Ya con esa entrada, Obama nos recordó que la política, un ejercicio que al final no es más que la administración del poder hecho por seres humanos imperfectos y ambiciosos, solo ha adquirido sentido revolucionario en la Historia -con mayúscula- cuando esos hombres y mujeres han sido capaces de sobreponerse a sus propias limitaciones y las impuestas por el poder que les rodea.

Enseguida, Obama hizo su particular arenga política. Donald Trump, dijo, no ha sido capaz de honrar los preceptos constitucionales. Y luego pidió el voto de los estadounidenses para Joseph Biden, su exvicepresidente.

Las palabras del presidente número 44 de los Estados Unidos, sin embargo, van más allá de la coyuntura electoral de Estados Unidos, y eso es posible porque Obama aún conserva algo muy escaso en el mapa político que le siguió en América y que le permite, incluso ahora, erigirse por encima de la cloaca en que su sucesor en la Casa Blanca y otros presidentes de la región han convertido el ejercicio político: A Barack Obama aún le queda dignidad.
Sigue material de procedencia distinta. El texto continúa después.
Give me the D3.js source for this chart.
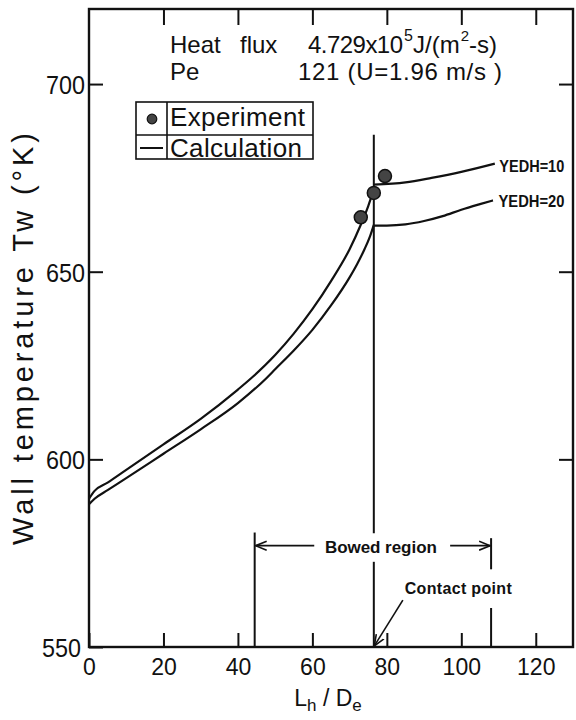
<!DOCTYPE html>
<meta charset="utf-8">

<style type="text/css">
  body {
    margin: 0;
    background: #fff;
  }

  svg {
    font-family: "Liberation Sans", Arial, sans-serif;
    fill: #111;
  }

  .axis line {
    stroke: #111;
    stroke-width: 2px;
  }

  .curve {
    fill: none;
    stroke: #111;
    stroke-width: 2.2px;
  }

  .note {
    font-weight: bold;
  }
</style>

<body>
</body>

<script src="https://cdn.jsdelivr.net/npm/d3@7"></script>
<script>
  // tick values
  var xTicks = [0, 20, 40, 60, 80, 100, 120];
  var yTicks = [550, 600, 650, 700];
  var yTicksRight = [600, 650, 700];

  // calculation, heated length up to the contact point
  var lhdeUp = [0, 1.5, 5, 10, 20, 30, 40, 44, 50, 55, 60, 65, 70, 73, 75, 76.5];
  var twUp = [589.5, 591.6, 593.8, 597.2, 604, 610.8, 618.6, 622, 627.8, 633.5, 640, 647.5, 656, 662.5, 667.5, 672];
  var lhdeLow = [0, 1.5, 5, 10, 20, 30, 40, 47.5, 50, 55, 60, 65, 70, 72, 74, 75.5, 76.5];
  var twLow = [588, 589.5, 591.8, 595, 601.5, 608, 615, 621.5, 624, 629, 634.5, 641, 648.5, 652, 656, 659.5, 662.5];

  // calculation after the contact point
  var lhde10 = [76.5, 85, 92, 100, 109];
  var tw10 = [673.2, 673.8, 675, 676.6, 678.8];
  var lhde20 = [76.5, 80, 85, 90, 95, 100, 105, 108.5];
  var tw20 = [662.3, 662.3, 662.6, 663.5, 664.8, 666.5, 668, 669];

  // experiment
  var expLhde = [73, 76.5, 79.5];
  var expTw = [664.5, 671, 675.5];

  var contactLhde = 76.5;
  var bowedLhde = [44.5, 108];

  var margin = {
      top: 9,
      right: 3,
      bottom: 73,
      left: 89
    },
    width = 576 - margin.left - margin.right,
    height = 720 - margin.top - margin.bottom;

  var x = d3.scaleLinear().domain([0, 130]).range([0, width]),
    y = d3.scaleLinear().domain([550, 720]).range([height, 0]);

  var svg = d3.select("body")
    .append("svg")
    .attr("width", 576)
    .attr("height", 720);

  var defs = svg.append("defs");
  defs.append("marker")
    .attr("id", "arr")
    .attr("viewBox", "0 -6 12 12")
    .attr("refX", 11)
    .attr("refY", 0)
    .attr("markerUnits", "userSpaceOnUse")
    .attr("markerWidth", 12)
    .attr("markerHeight", 12)
    .attr("orient", "auto")
    .append("path")
    .attr("d", "M0,-4.5L11,0L0,4.5")
    .style("fill", "none")
    .style("stroke", "#111")
    .style("stroke-width", 1.6);

  var g = svg.append("g")
    .attr("transform", "translate(" + margin.left + "," + margin.top + ")");

  // frame
  g.append("rect")
    .attr("width", width)
    .attr("height", height)
    .style("fill", "none")
    .style("stroke", "#111")
    .style("stroke-width", 2.4);

  // axes, ticks pointing inward
  var xAxis = g.append("g")
    .attr("class", "axis")
    .attr("transform", "translate(0," + height + ")")
    .call(d3.axisBottom(x).tickValues(xTicks).tickSize(-14).tickPadding(12));
  xAxis.selectAll("text").style("font-size", "23px").style("fill", "#111");

  var yAxis = g.append("g")
    .attr("class", "axis")
    .call(d3.axisLeft(y).tickValues(yTicks).tickSize(-14).tickPadding(4));
  yAxis.selectAll("text")
    .style("font-size", "26px")
    .style("fill", "#111")
    .attr("dy", "0.37em")
    .attr("textLength", 39)
    .attr("lengthAdjust", "spacingAndGlyphs")
    .attr("x", function(d) { return d === 550 ? -8 : -4; });

  g.append("g")
    .attr("class", "axis")
    .call(d3.axisTop(x).tickValues(xTicks.slice(1)).tickSize(-16).tickFormat(""));

  g.append("g")
    .attr("class", "axis")
    .attr("transform", "translate(" + width + ",0)")
    .call(d3.axisRight(y).tickValues(yTicksRight).tickSize(-14).tickFormat(""));

  g.selectAll(".axis path.domain").remove();

  // axis titles
  svg.append("text")
    .attr("transform", "translate(33,339) rotate(-90)")
    .style("text-anchor", "middle")
    .style("font-size", "29px")
    .attr("textLength", 412)
    .text("Wall temperature  Tw (°K)");

  var xl = svg.append("text")
    .attr("x", 328)
    .attr("y", 706)
    .style("text-anchor", "middle")
    .style("font-size", "23px");
  xl.append("tspan").text("L");
  xl.append("tspan").attr("dy", 5).style("font-size", "17px").text("h");
  xl.append("tspan").attr("dy", -5).text(" / D");
  xl.append("tspan").attr("dy", 5).style("font-size", "17px").text("e");

  // curves
  var line = d3.line()
    .x(function(d) { return x(d[0]); })
    .y(function(d) { return y(d[1]); })
    .curve(d3.curveMonotoneX);

  function pairs(xs, ys) {
    return xs.map(function(v, i) { return [v, ys[i]]; });
  }

  [pairs(lhdeUp, twUp), pairs(lhdeLow, twLow), pairs(lhde10, tw10), pairs(lhde20, tw20)]
    .forEach(function(d) {
      g.append("path")
        .attr("class", "curve")
        .attr("d", line(d));
    });

  // contact point line, broken round the "Bowed region" text
  g.append("line")
    .attr("x1", x(contactLhde)).attr("x2", x(contactLhde))
    .attr("y1", y(686.5)).attr("y2", y(580.3))
    .style("stroke", "#111").style("stroke-width", 2);
  g.append("line")
    .attr("x1", x(contactLhde)).attr("x2", x(contactLhde))
    .attr("y1", y(572.7)).attr("y2", y(550))
    .style("stroke", "#111").style("stroke-width", 2);

  // bowed region
  g.append("line")
    .attr("x1", x(bowedLhde[0])).attr("x2", x(bowedLhde[0]))
    .attr("y1", y(580.5)).attr("y2", y(550))
    .style("stroke", "#111").style("stroke-width", 2);
  g.append("line")
    .attr("x1", x(bowedLhde[1])).attr("x2", x(bowedLhde[1]))
    .attr("y1", y(579)).attr("y2", y(570.7))
    .style("stroke", "#111").style("stroke-width", 2);
  g.append("line")
    .attr("x1", x(bowedLhde[1])).attr("x2", x(bowedLhde[1]))
    .attr("y1", y(560.4)).attr("y2", y(550))
    .style("stroke", "#111").style("stroke-width", 2);

  g.append("line")
    .attr("x1", x(60.5)).attr("x2", x(bowedLhde[0]) + 1)
    .attr("y1", y(577)).attr("y2", y(577))
    .attr("marker-end", "url(#arr)")
    .style("stroke", "#111").style("stroke-width", 1.8);
  g.append("line")
    .attr("x1", x(97)).attr("x2", x(bowedLhde[1]) - 1)
    .attr("y1", y(577)).attr("y2", y(577))
    .attr("marker-end", "url(#arr)")
    .style("stroke", "#111").style("stroke-width", 1.8);

  g.append("text")
    .attr("class", "note")
    .attr("x", x(78.4))
    .attr("y", y(575))
    .style("text-anchor", "middle")
    .style("font-size", "17px")
    .attr("textLength", 112)
    .text("Bowed region");

  // contact point label and arrow
  g.append("text")
    .attr("class", "note")
    .attr("x", x(84.8))
    .attr("y", y(564))
    .style("font-size", "16px")
    .attr("textLength", 107)
    .text("Contact point");
  g.append("line")
    .attr("x1", x(84.3)).attr("y1", y(562.5))
    .attr("x2", x(contactLhde) + 0.5).attr("y2", y(550.3))
    .attr("marker-end", "url(#arr)")
    .style("stroke", "#111").style("stroke-width", 1.6);

  // YEDH labels
  g.append("text")
    .attr("class", "note")
    .attr("x", x(110.2))
    .attr("y", y(676.6))
    .style("font-size", "17px")
    .attr("textLength", 65)
    .attr("lengthAdjust", "spacingAndGlyphs")
    .text("YEDH=10");
  g.append("text")
    .attr("class", "note")
    .attr("x", x(110))
    .attr("y", y(667.3))
    .style("font-size", "17px")
    .attr("textLength", 66)
    .attr("lengthAdjust", "spacingAndGlyphs")
    .text("YEDH=20");

  // experiment points
  g.selectAll(".exp")
    .data(pairs(expLhde, expTw))
    .enter().append("circle")
    .attr("class", "exp")
    .attr("cx", function(d) { return x(d[0]); })
    .attr("cy", function(d) { return y(d[1]); })
    .attr("r", 6.5)
    .style("fill", "#444")
    .style("stroke", "#111")
    .style("stroke-width", 1.5);

  // conditions
  svg.append("text").attr("x", 170).attr("y", 53).style("font-size", "24px").text("Heat");
  svg.append("text").attr("x", 240).attr("y", 53).style("font-size", "24px").text("flux");
  svg.append("text").attr("x", 308).attr("y", 53).style("font-size", "24px")
    .attr("textLength", 95).text("4.729x10");
  svg.append("text").attr("x", 404).attr("y", 41).style("font-size", "16px").text("5");
  var unit = svg.append("text").attr("x", 413).attr("y", 53).style("font-size", "24px");
  unit.append("tspan").text("J/(m");
  unit.append("tspan").attr("dx", 1).attr("dy", -12).style("font-size", "15px").text("2");
  unit.append("tspan").attr("dy", 12).text("-s)");

  svg.append("text").attr("x", 170).attr("y", 80).style("font-size", "24px").text("Pe");
  svg.append("text").attr("x", 298).attr("y", 80).style("font-size", "24px")
    .attr("textLength", 204).text("121 (U=1.96 m/s )");

  // legend
  var legend = svg.append("g");
  legend.append("rect")
    .attr("x", 136).attr("y", 102)
    .attr("width", 177).attr("height", 57)
    .style("fill", "#fff")
    .style("stroke", "#111")
    .style("stroke-width", 1.6);
  legend.append("line")
    .attr("x1", 136).attr("x2", 313).attr("y1", 135).attr("y2", 135)
    .style("stroke", "#111").style("stroke-width", 1.6);
  legend.append("line")
    .attr("x1", 167).attr("x2", 167).attr("y1", 102).attr("y2", 159)
    .style("stroke", "#111").style("stroke-width", 1.6);
  legend.append("circle")
    .attr("cx", 152).attr("cy", 119).attr("r", 4.8)
    .style("fill", "#444").style("stroke", "#111").style("stroke-width", 1.2);
  legend.append("line")
    .attr("x1", 140).attr("x2", 163).attr("y1", 148).attr("y2", 148)
    .style("stroke", "#111").style("stroke-width", 2);
  legend.append("text").attr("x", 170).attr("y", 126).style("font-size", "26px")
    .attr("textLength", 135).text("Experiment");
  legend.append("text").attr("x", 170).attr("y", 157).style("font-size", "26px")
    .attr("textLength", 132).text("Calculation");
</script>
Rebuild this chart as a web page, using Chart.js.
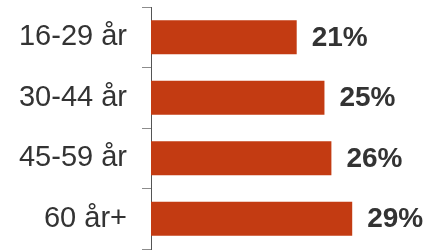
<!DOCTYPE html>
<html>
<head>
<meta charset="utf-8">
<script src="https://cdn.jsdelivr.net/npm/chart.js@4"></script>
<style>
  html, body { margin: 0; padding: 0; background: #fff; }
  #wrap { width: 432px; height: 250px; position: relative; }
</style>
</head>
<body>
<div id="wrap"><canvas id="myChart"></canvas></div>
<script>
const ageGroups = ["16-29 år", "30-44 år", "45-59 år", "60 år+"];
const shares = [21, 25, 26, 29];

const FONT = "'Liberation Sans', Arial, sans-serif";

// draws the "21%" labels next to the bars
const valueLabels = {
  id: "valueLabels",
  afterDatasetsDraw(chart) {
    const ctx = chart.ctx;
    const meta = chart.getDatasetMeta(0);
    ctx.save();
    ctx.font = "bold 28px " + FONT;
    ctx.fillStyle = "#333333";
    ctx.textAlign = "left";
    ctx.textBaseline = "middle";
    meta.data.forEach((bar, i) => {
      ctx.fillText(shares[i] + "%", bar.x + 15, bar.y + 1);
    });
    ctx.restore();
  },
};

const ctx = document.getElementById("myChart");

new Chart(ctx, {
  type: "bar",
  data: {
    labels: ageGroups,
    datasets: [
      {
        data: shares,
        backgroundColor: "#c33b12",
        borderWidth: 0,
        barPercentage: 0.56,
        categoryPercentage: 1,
      },
    ],
  },
  options: {
    indexAxis: "y",
    responsive: true,
    maintainAspectRatio: false,
    animation: false,
    layout: { padding: { top: 7, bottom: 1, left: 0, right: 0 } },
    plugins: {
      legend: { display: false },
      tooltip: { enabled: false },
    },
    scales: {
      x: {
        display: false,
        min: 0,
        max: 40.5,
      },
      y: {
        offset: true,
        afterFit(scale) {
          scale.width = 151;
          // big labels would otherwise push the plot area in
          scale.paddingTop = 0;
          scale.paddingBottom = 0;
        },
        grid: {
          offset: true,
          drawOnChartArea: false,
          tickLength: 9,
          color: "#8c8c8c",
        },
        border: { color: "#555555", width: 1 },
        ticks: {
          color: "#333333",
          padding: 15,
          font: { family: FONT, size: 29 },
        },
      },
    },
  },
  plugins: [valueLabels],
});
</script>
</body>
</html>
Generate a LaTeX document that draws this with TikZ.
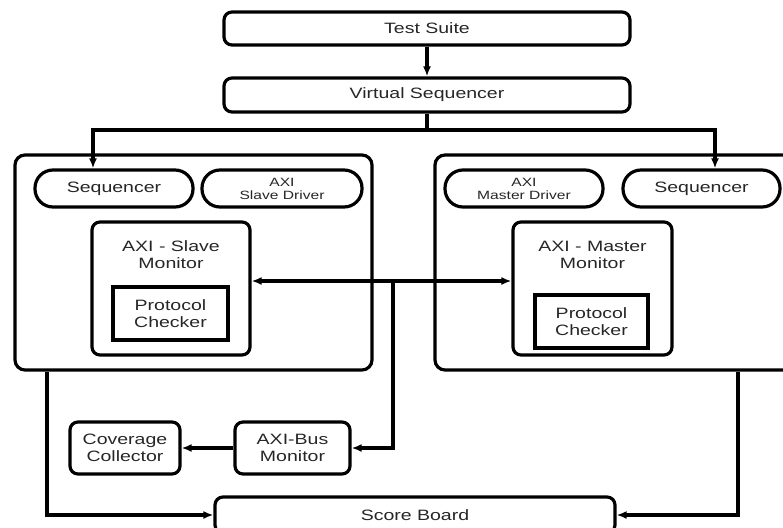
\documentclass[tikz,border=0pt]{standalone}
\usepackage{fontspec}
\setmainfont{Liberation Sans}[FakeStretch=1.3]
\usetikzlibrary{arrows.meta}
\begin{document}
\begin{tikzpicture}[x=1pt,y=-1pt,
  box/.style={draw, line width=3.2pt, rounded corners=8pt, inner sep=0pt, align=center,
    text=black!85, font=\fontsize{15}{17}\selectfont},
  pill/.style={box, rounded corners=18pt},
  sq/.style={box, rounded corners=0pt},
  lbl/.style={inner sep=0pt, align=center, text=black!85, font=\fontsize{15}{17}\selectfont},
  small/.style={font=\fontsize{12}{13}\selectfont},
  tip/.tip={Latex[length=10pt,width=8pt]},
  arr/.style={line width=3.2pt, -tip},
  dbl/.style={line width=3.2pt, tip-tip},
  ln/.style={line width=3.2pt}]
\useasboundingbox (0,0) rectangle (783,527);

\node[box, minimum width=406pt, minimum height=33pt] (ts) at (427,28.5) {Test Suite};
\node[box, minimum width=406pt, minimum height=34pt] (vs) at (427,95) {Virtual Sequencer};

\node[box, rounded corners=10pt, minimum width=357pt, minimum height=215pt] (bigL) at (193.5,262.5) {};
\node[box, rounded corners=10pt, minimum width=360pt, minimum height=215pt] (bigR) at (615,262.5) {};

\node[pill, minimum width=158pt, minimum height=37pt] (seqL) at (114,188.5) {Sequencer};
\node[pill, small, minimum width=160pt, minimum height=37pt] (drvS) at (282,188.5) {AXI\\Slave Driver};
\node[pill, small, minimum width=158pt, minimum height=37pt] (drvM) at (524,188.5) {AXI\\Master Driver};
\node[pill, minimum width=157pt, minimum height=37pt] (seqR) at (701.5,188.5) {Sequencer};

\node[box, minimum width=158pt, minimum height=133pt] (monS) at (171,288.5) {};
\node[lbl] (monSt) at (171,255) {AXI - Slave\\Monitor};
\node[sq, minimum width=115pt, minimum height=53pt] (pcS) at (170.5,313.5) {Protocol\\Checker};

\node[box, minimum width=159pt, minimum height=133pt] (monM) at (592.5,288.5) {};
\node[lbl] (monMt) at (592.5,255) {AXI - Master\\Monitor};
\node[sq, minimum width=113pt, minimum height=53pt] (pcM) at (591.5,321.5) {Protocol\\Checker};

\node[box, minimum width=115pt, minimum height=52pt] (busM) at (292.5,448) {AXI-Bus\\Monitor};
\node[box, minimum width=110pt, minimum height=52pt] (cov) at (125,448) {Coverage\\Collector};
\node[box, minimum width=400pt, minimum height=36pt] (sb) at (415,515) {Score Board};

\draw[arr] (ts) -- (vs);
\coordinate (split) at (427,130);
\draw[arr] (vs.south) -- (split) -| ([xshift=-21pt]seqL.north);
\draw[arr] (split) -| ([xshift=13.5pt]seqR.north);

\draw[dbl] ([yshift=7.5pt]monS.east) -- ([yshift=7.5pt]monM.west);
\coordinate (tap) at (393,281);
\draw[arr] (tap) |- (busM.east);
\draw[arr] (busM) -- (cov);

\draw[arr] ([xshift=-146.5pt]bigL.south) |- (sb.west);
\draw[arr] ([xshift=123pt]bigR.south) |- (sb.east);
\end{tikzpicture}
\end{document}
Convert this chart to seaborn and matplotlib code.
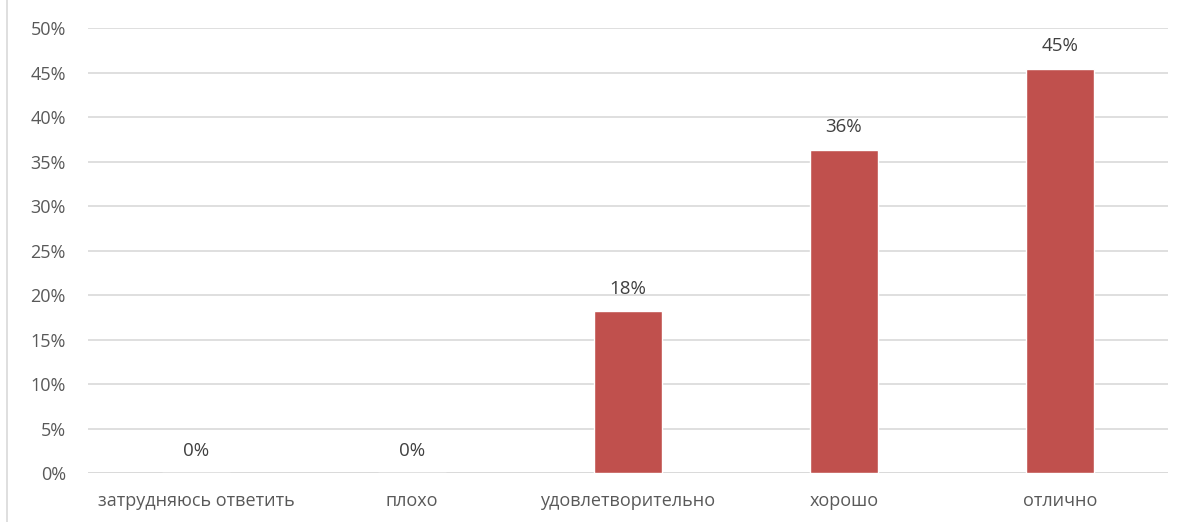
import seaborn as sns
import matplotlib.pyplot as plt
import pandas as pd
from matplotlib.lines import Line2D

categories = ["затрудняюсь ответить", "плохо", "удовлетворительно", "хорошо", "отлично"]
shares = [0.0, 0.0, 18.18, 36.36, 45.45]
labels = ["0%", "0%", "18%", "36%", "45%"]
yticks = list(range(0, 55, 5))

df = pd.DataFrame({"cat": categories, "share": shares})

sns.set_style("white")
plt.rcParams["font.family"] = ["Open Sans", "DejaVu Sans"]

fig = plt.figure(figsize=(11.82, 5.22), dpi=100)
ax = fig.add_axes([0.0745, 0.0939, 0.9135, 0.852])

sns.barplot(data=df, x="cat", y="share", color="#C0504D", width=0.315,
            saturation=1, ax=ax, zorder=3)

for i, (v, lab) in enumerate(zip(shares, labels)):
    ax.text(i, v + 1.5, lab, ha="center", va="bottom", fontsize=13.5, color="#404040")

ax.set_ylim(0, 50)
ax.set_xlim(-0.5, 4.5)
ax.set_yticks(yticks)
ax.set_yticklabels([f"{t}%" for t in yticks])
ax.yaxis.grid(True, color="#D9D9D9", linewidth=1.2, zorder=0)
ax.set_axisbelow(True)
ax.set_xlabel("")
ax.set_ylabel("")
for s in ax.spines.values():
    s.set_visible(False)
ax.axhline(0, color="#D9D9D9", linewidth=1.2, zorder=1)
ax.tick_params(axis="both", length=0, labelsize=13, labelcolor="#595959")
ax.tick_params(axis="y", pad=16)
ax.tick_params(axis="x", pad=14)

fig.add_artist(Line2D([0.0059, 0.0059], [0, 1], transform=fig.transFigure,
                      color="#D9D9D9", linewidth=1.2))

fig.savefig("out.png", dpi=100)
El discurso de Obama en la convención demócrata fue, en sí mismo, diferente a las parrafadas y balbuceos a las que recurren líderes actuales como Donald Trump, Nayib Bukele, Jair Bolsonaro o el mismo AMLO. En las narrativas de estos últimos hay mucho de megalomanía, de interés particular, de «fake news» y, al final, de superficialidad.

Y, de nuevo, no fue la palabra lo que hizo del discurso de Obama algo relevante; fue la calidad política del expresidente.

Obama cometió muchos errores durante su administración. Para el caso de los latinos en Estados Unidos, por ejemplo, llevó al extremo el cálculo político de endurecer la expulsión de indocumentados para beneficiar a migrantes jóvenes; en el camino destruyó los sueños de muchas familias para beneficiar a otras. Y, a veces, fue demasiado cauteloso, incluso timorato, para llevar adelante sus políticas.

Lo que nunca hizo Obama fue hacer de sí mismo el principio y fin de su presidencia. Tampoco hizo de la mentira sistemática, patológica, el hilo conductor de su narrativa política. Y nunca acudió al músculo del Estado para intentar aniquilar a adversarios políticos. Obama fue, en ese sentido, un ejecutor impecable de la altura que se espera de un presidente.

Veo a mi alrededor y no me queda más que lamentar la pérdida de esa dignidad en los despachos presidenciales de Washington a San Salvador.